V. Erasure as a Tool of Power: A Case Study of Mahar, Chamar, and Jatav Histories
The British classification of “martial” and “non-martial” was not a reflection of reality but a political construction designed to consolidate power and control. A closer examination of the military histories of communities branded as “non-martial” reveals a deliberate and purposeful act of historical erasure. The Mahar community, for instance, had a celebrated martial tradition that predated the British, serving the Maratha king Shivaji and comprising a significant portion of the British Bombay Army from the 1750s.3 Their bravery was praised by British officers, and their sacrifice at the Battle of Koregaon is memorialized on the Koregaon pillar.3
Despite this history of valor and loyalty, the Mahars were systematically demobilized in 1892 when the British instituted “class regiments” that excluded them.3 This was not an accident or a simple oversight. It was a calculated political act. The reason given for their exclusion was the new emphasis on “class regiments” 3, but the underlying motivation was to weed out communities deemed “unreliable” and potentially politicized after the 1857 mutiny.3 The demobilization was regarded by the Mahars as a “betrayal of their loyalty”.3 This demonstrates that the British were not simply selecting for “martial qualities,” but were actively erasing the military history of communities they feared would become a threat to their rule.
Similarly, the British classified the Chamar and Jatav communities as “non-martial” and “low caste”.8 However, their historical record contradicts this narrative entirely. The Satnami revolt of 1672 against the Mughal Emperor Aurangzeb was led by a sect composed largely of downtrodden-caste groups, including leather workers, who inflicted several defeats on the Mughal forces and established their own administration.22 Furthermore, members of these communities, such as Banke Chamar and Chetram Jatav, actively participated in the 1857 rebellion, directly challenging the British narrative of their “disloyalty”.22
In the early 20th century, the Jatavs demonstrated a profound political awakening by directly challenging the British’s classificatory system. They actively sought to improve their social status by claiming a Kshatriya (warrior) ancestry and successfully petitioned the British to be classified as ‘Jatav’ instead of ‘Chamar’ in the 1931 census.23 This campaign demonstrates a sophisticated understanding of how the colonial state was using knowledge (the census) as a tool of control. The Jatavs fought back by using the same system to assert their historical identity, proving that the British classification was a tool of power, not a reflection of reality.
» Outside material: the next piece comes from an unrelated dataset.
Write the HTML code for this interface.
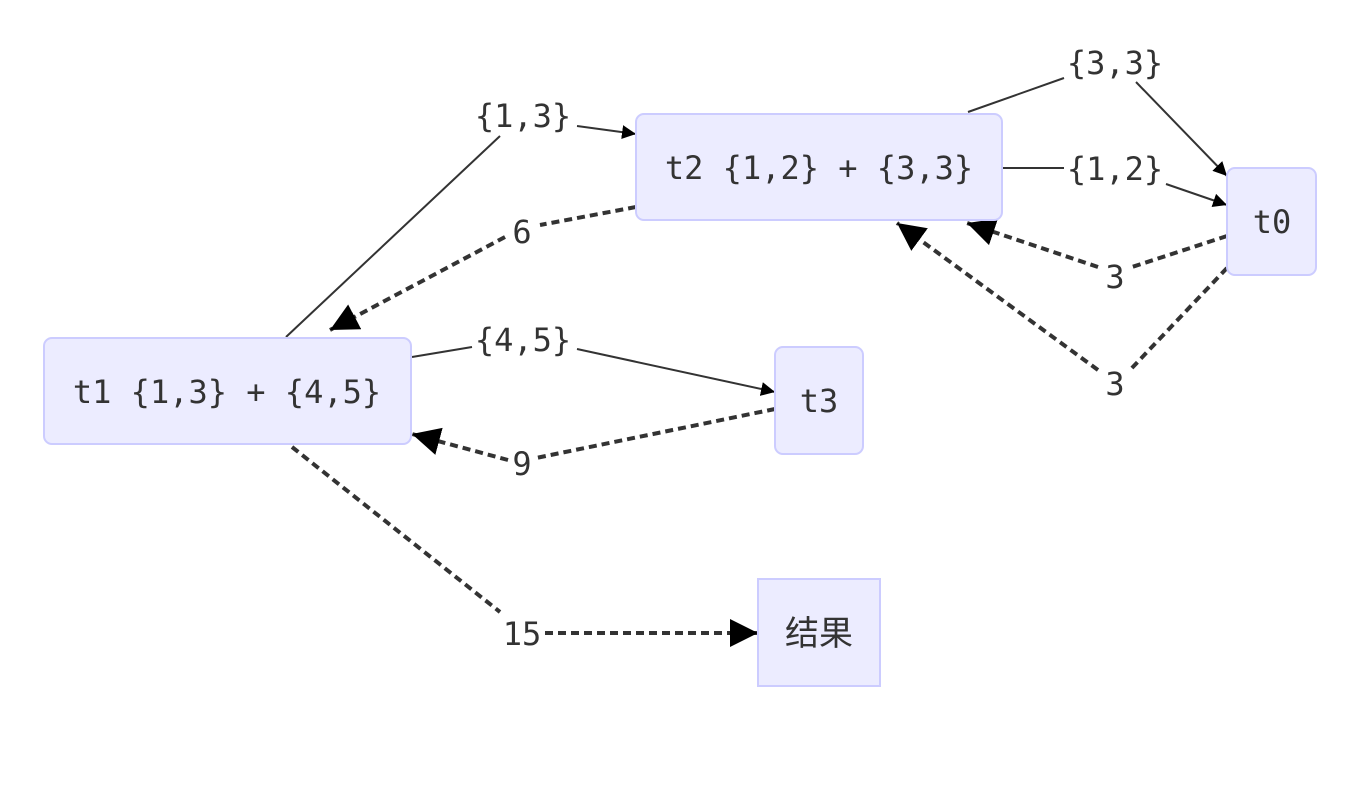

VI. Post-War Transition and Enduring Legacy
The legacy of the martial race doctrine did not end with the departure of the British. Following the partition of British India in 1947, the military establishment was divided between the newly independent nations of India and Pakistan.25 The Indian government, in a move to build an egalitarian and national military, formally abolished the official application of “martial race” principles in recruitment in February 1949.17
However, despite this formal repeal, the unacknowledged legacy of the doctrine persists in the modern Indian Army’s composition. The Indian government inherited not just a military but a deeply ingrained institutional culture and a regimental system built on the colonial “class composition” model.11 While the official ideology of the modern army is egalitarian, the social and regional recruitment networks established over a century of colonial rule continue to create a de facto over-representation of certain groups.
The following table demonstrates this enduring effect.
| Regiment Name | Composition | Colonial-Era Designation | Post-Independence Expansion (1947-1970s) |
|---|---|---|---|
| Punjab Regiment | Sikhs, Dogras | “Martial Race” 17 | Expanded from five to 29 battalions 17 |
| Rajputana Rifles | Jats, Rajputs | “Martial Race” 17 | Expanded from six to 21 battalions 17 |
| President’s Bodyguard | Exclusively Sikhs, Jats, and Rajputs | “Martial Race” 17 | Explicit ethnic requirements persist 17 |
The existence of an over-representation of certain groups, such as the Sikhs, Jats, and Rajputs, is not accidental; it is a direct result of a century of deliberate colonial policy.17 The Punjab Regiment and Rajputana Rifles, for example, have seen a massive expansion in battalions since independence and remain over-represented in the army’s headcount.17 The President’s Bodyguard, a ceremonial unit, still has explicit ethnic requirements, a vestige of the colonial-era regimental system.17 This highlights a central paradox of post-colonial nation-building: how does a new state overcome institutional structures that were designed to be exclusionary, even when the formal policies that created them have been discarded? The persistence of these recruitment patterns demonstrates that the martial race doctrine, though formally dead, remains a powerful, unacknowledged force in shaping the institutional and social fabric of the modern Indian Army.